Ampol to acquire EG Australia in $719mn deal to expand retail network
Published on: Aug 14, 2025
Move follows sale of EG’s business in Italy and a possible sale of its U.S. operations.

Australia’s Ampol Limited has struck a binding agreement to acquire EG Group’s Australian fuel station business, EG Australia, in a deal worth A$1.1 billion (US$718.85 million). The move marks another step in Ampol’s push to strengthen its retail footprint and cement its position in the country’s competitive fuel and convenience market.
The transaction will be funded through A$800 million in cash, drawn from existing debt facilities, along with A$250 million in Ampol shares to be issued to EG Australia. It follows a pattern of strategic acquisitions by Ampol in recent years, including the purchases of Z-Energy and SeaOil, though some assets, such as Gull New Zealand, have since been divested. Once completed, the deal will add about 500 Ampol-branded company-owned and operated service stations to the network, giving the business greater scale and a stronger platform for growth.

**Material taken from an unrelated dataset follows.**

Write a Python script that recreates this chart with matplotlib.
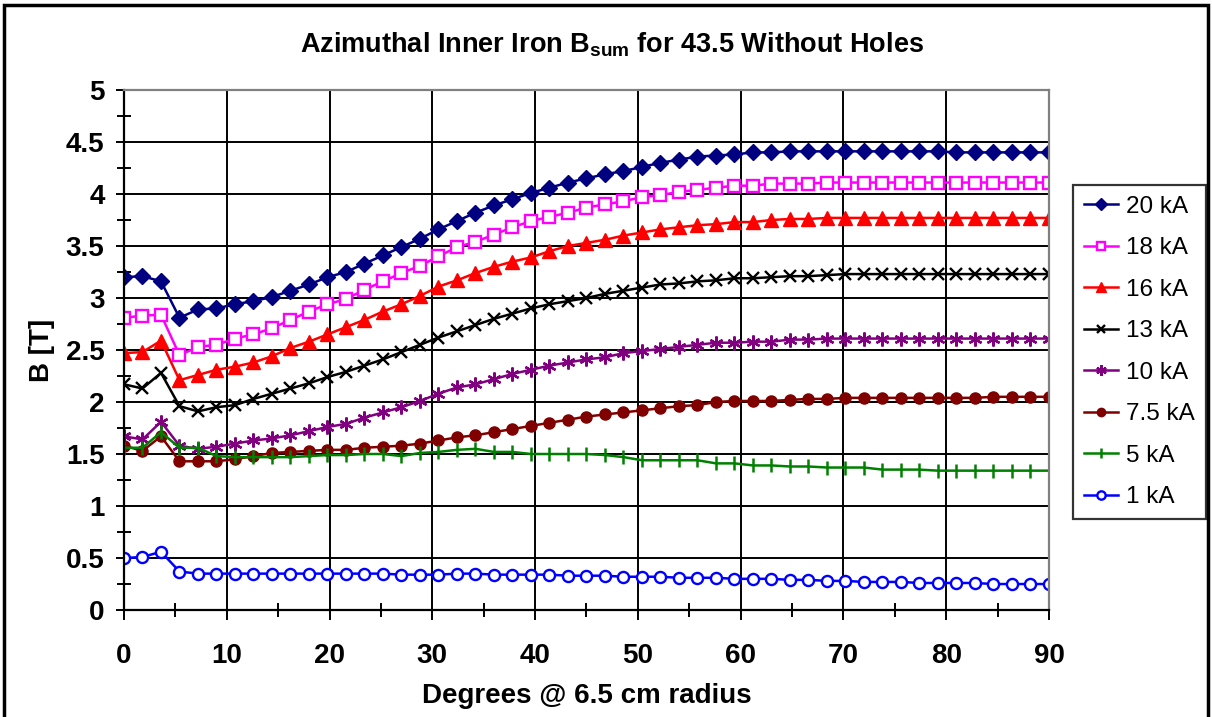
import numpy as np
import matplotlib
matplotlib.use("Agg")
import matplotlib.pyplot as plt
from matplotlib.patches import Rectangle

plt.rcParams['font.family'] = ['Liberation Sans', 'DejaVu Sans']
plt.rcParams['mathtext.fontset'] = 'custom'
plt.rcParams['mathtext.rm'] = 'Liberation Sans'
plt.rcParams['mathtext.bf'] = 'Liberation Sans:bold'

# angle in degrees, 51 points every 1.8 deg
degrees = [round(i * 1.8, 1) for i in range(51)]

b_20ka = [3.20, 3.21, 3.16, 2.81, 2.89, 2.90, 2.94, 2.97, 3.01, 3.07, 3.13,
          3.20, 3.25, 3.33, 3.41, 3.49, 3.57, 3.66, 3.74, 3.82, 3.89,
          3.95, 4.01, 4.06, 4.11, 4.15, 4.19, 4.22, 4.26, 4.30, 4.33,
          4.36, 4.37, 4.38, 4.40, 4.40, 4.41, 4.41, 4.41, 4.41, 4.41,
          4.41, 4.41, 4.41, 4.41, 4.40, 4.40, 4.40, 4.40, 4.40, 4.40]
b_18ka = [2.81, 2.83, 2.84, 2.45, 2.53, 2.55, 2.61, 2.65, 2.71, 2.79, 2.87,
          2.94, 2.99, 3.08, 3.16, 3.24, 3.31, 3.40, 3.49, 3.54, 3.61,
          3.68, 3.74, 3.78, 3.82, 3.87, 3.90, 3.93, 3.97, 3.99, 4.02,
          4.04, 4.06, 4.08, 4.08, 4.10, 4.10, 4.10, 4.11, 4.11, 4.11,
          4.11, 4.11, 4.11, 4.11, 4.11, 4.11, 4.11, 4.11, 4.11, 4.11]
b_16ka = [2.47, 2.48, 2.59, 2.21, 2.26, 2.31, 2.34, 2.38, 2.44, 2.52, 2.58,
          2.65, 2.72, 2.79, 2.87, 2.94, 3.02, 3.11, 3.17, 3.24, 3.30,
          3.35, 3.39, 3.45, 3.50, 3.53, 3.56, 3.60, 3.63, 3.66, 3.68,
          3.70, 3.71, 3.73, 3.73, 3.75, 3.76, 3.76, 3.77, 3.77, 3.77,
          3.77, 3.77, 3.77, 3.77, 3.77, 3.77, 3.77, 3.77, 3.77, 3.77]
b_13ka = [2.17, 2.13, 2.28, 1.96, 1.91, 1.95, 1.97, 2.03, 2.08, 2.13, 2.18,
          2.24, 2.29, 2.35, 2.41, 2.48, 2.55, 2.62, 2.68, 2.74, 2.80,
          2.85, 2.90, 2.94, 2.97, 3.00, 3.04, 3.07, 3.10, 3.13, 3.14,
          3.16, 3.17, 3.19, 3.19, 3.20, 3.21, 3.21, 3.22, 3.23, 3.23,
          3.23, 3.23, 3.23, 3.23, 3.23, 3.23, 3.23, 3.23, 3.23, 3.23]
b_10ka = [1.67, 1.64, 1.81, 1.58, 1.55, 1.57, 1.60, 1.63, 1.65, 1.68, 1.72,
          1.76, 1.79, 1.85, 1.90, 1.95, 2.01, 2.08, 2.14, 2.17, 2.22,
          2.27, 2.31, 2.35, 2.38, 2.41, 2.43, 2.47, 2.49, 2.51, 2.53,
          2.55, 2.57, 2.57, 2.58, 2.58, 2.60, 2.60, 2.61, 2.61, 2.61,
          2.61, 2.61, 2.61, 2.61, 2.61, 2.61, 2.61, 2.61, 2.61, 2.61]
b_7p5ka = [1.58, 1.53, 1.67, 1.43, 1.43, 1.43, 1.45, 1.48, 1.51, 1.52, 1.53,
           1.54, 1.54, 1.56, 1.57, 1.58, 1.60, 1.63, 1.66, 1.68, 1.71,
           1.74, 1.77, 1.80, 1.83, 1.86, 1.88, 1.90, 1.92, 1.94, 1.96,
           1.97, 2.00, 2.01, 2.01, 2.01, 2.02, 2.03, 2.03, 2.04, 2.04,
           2.04, 2.04, 2.04, 2.04, 2.04, 2.04, 2.05, 2.05, 2.05, 2.05]
b_5ka = [1.56, 1.56, 1.71, 1.56, 1.56, 1.48, 1.47, 1.47, 1.47, 1.47, 1.48,
         1.49, 1.49, 1.50, 1.50, 1.48, 1.51, 1.52, 1.54, 1.55, 1.52,
         1.52, 1.50, 1.50, 1.50, 1.50, 1.49, 1.47, 1.44, 1.44, 1.44,
         1.44, 1.41, 1.41, 1.39, 1.39, 1.38, 1.38, 1.37, 1.37, 1.37,
         1.35, 1.35, 1.35, 1.34, 1.34, 1.34, 1.34, 1.34, 1.34, 1.34]
b_1ka = [0.50, 0.51, 0.56, 0.37, 0.35, 0.35, 0.35, 0.35, 0.35, 0.35, 0.35,
         0.35, 0.35, 0.35, 0.35, 0.34, 0.34, 0.34, 0.35, 0.35, 0.34,
         0.34, 0.34, 0.34, 0.33, 0.33, 0.33, 0.32, 0.32, 0.32, 0.31,
         0.31, 0.31, 0.30, 0.30, 0.30, 0.29, 0.29, 0.28, 0.28, 0.27,
         0.27, 0.27, 0.26, 0.26, 0.26, 0.26, 0.25, 0.25, 0.25, 0.25]

labels = ['20 kA', '18 kA', '16 kA', '13 kA', '10 kA', '7.5 kA', '5 kA', '1 kA']

fig = plt.figure(figsize=(12.12, 7.17), dpi=100)
ax = fig.add_axes([0.1023, 0.1492, 0.7632, 0.7253])

lw = 1.8
ax.plot(degrees, b_20ka, color='#000080', lw=lw, marker='D', ms=8, label=labels[0])
ax.plot(degrees, b_18ka, color='#FF00FF', lw=lw, marker='s', ms=8, mfc='white', mew=1.7, label=labels[1])
ax.plot(degrees, b_16ka, color='#FF0000', lw=lw, marker='^', ms=10, label=labels[2])
ax.plot(degrees, b_13ka, color='black', lw=lw, marker='x', ms=8, mew=1.7, label=labels[3])
ax.plot(degrees, b_10ka, color='#800080', lw=lw, marker=(6, 2, 0), ms=10, mew=1.7, label=labels[4])
ax.plot(degrees, b_7p5ka, color='#800000', lw=lw, marker='o', ms=8, label=labels[5])
ax.plot(degrees, b_5ka, color='#008000', lw=lw, marker='|', ms=10, mew=1.8, label=labels[6])
ax.plot(degrees, b_1ka, color='#0000FF', lw=lw, marker='o', ms=8, mfc='white', mew=1.7, label=labels[7])

ax.set_xlim(0, 90)
ax.set_ylim(0, 5)
ax.set_xticks(np.arange(0, 91, 10))
ax.set_xticks(np.arange(5, 91, 10), minor=True)
ax.set_yticks(np.arange(0, 5.01, 0.5))
ax.set_yticklabels(['0', '0.5', '1', '1.5', '2', '2.5', '3', '3.5', '4', '4.5', '5'])
ax.set_yticks(np.arange(0.25, 5, 0.5), minor=True)
ax.grid(True, which='major', color='black', lw=1.4)
ax.set_axisbelow(True)

ax.tick_params(axis='x', which='major', direction='out', length=7, width=1.4, pad=17,
               labelsize=20)
ax.tick_params(axis='x', which='minor', direction='inout', length=10, width=1.4)
ax.tick_params(axis='y', which='major', direction='out', length=6, width=1.4, pad=8,
               labelsize=20)
ax.tick_params(axis='y', which='minor', direction='inout', length=10, width=1.4)
for lab in ax.get_xticklabels() + ax.get_yticklabels():
    lab.set_fontweight('bold')

for s in ['left', 'bottom']:
    ax.spines[s].set_color('black')
    ax.spines[s].set_linewidth(1.6)
for s in ['top', 'right']:
    ax.spines[s].set_color('#808080')
    ax.spines[s].set_linewidth(1.6)

ax.set_xlabel('Degrees @ 6.5 cm radius', fontsize=20, fontweight='bold', labelpad=10)
ax.set_ylabel('B [T]', fontsize=20, fontweight='bold', labelpad=8)
fig.text(0.505, 0.937, r'Azimuthal Inner Iron B$_{\mathbf{sum}}$ for 43.5 Without Holes',
         ha='center', va='center', fontsize=19.5, fontweight='bold')

leg = fig.legend(loc='upper left', bbox_to_anchor=(0.885, 0.742), fontsize=17.5,
                 frameon=True, fancybox=False, edgecolor='black', borderpad=0.45,
                 handlelength=1.4, handletextpad=0.35, labelspacing=0.8,
                 borderaxespad=0, markerscale=0.75)
leg.get_frame().set_linewidth(1.6)

fig.patches.append(Rectangle((0.003, -0.01), 0.994, 1.003, transform=fig.transFigure,
                             fill=False, edgecolor='black', lw=2.5))

fig.savefig('out.png', dpi=100)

Ampol Chairman Steven Gregg said the integration of EG Australia would deliver “significant cost synergies” and help generate strong returns and earnings growth for shareholders, reports Reuters.
The deal is still subject to approval from the Australian Competition and Consumer Commission, with Ampol anticipating clearance by mid-2026. Until then, both companies will continue operating independently. When the transaction is finalised, Ampol hopes the combined network will not only strengthen its market position but also accelerate the evolution of its convenience retail offering.
Ampol will propose to divest approximately 20 sites across locations where network overlap will occur as part of its application to the ACCC.
In August 2025, EG entered into a binding agreement to sell its Italian division to a consortium of Italian operators, further supporting its balance sheet strengthening strategy. Additionally, co-founder Zuber Issa has publicly advocated for the sale of EG’s more than $5 billion U.S. forecourt operations as an alternative to an IPO.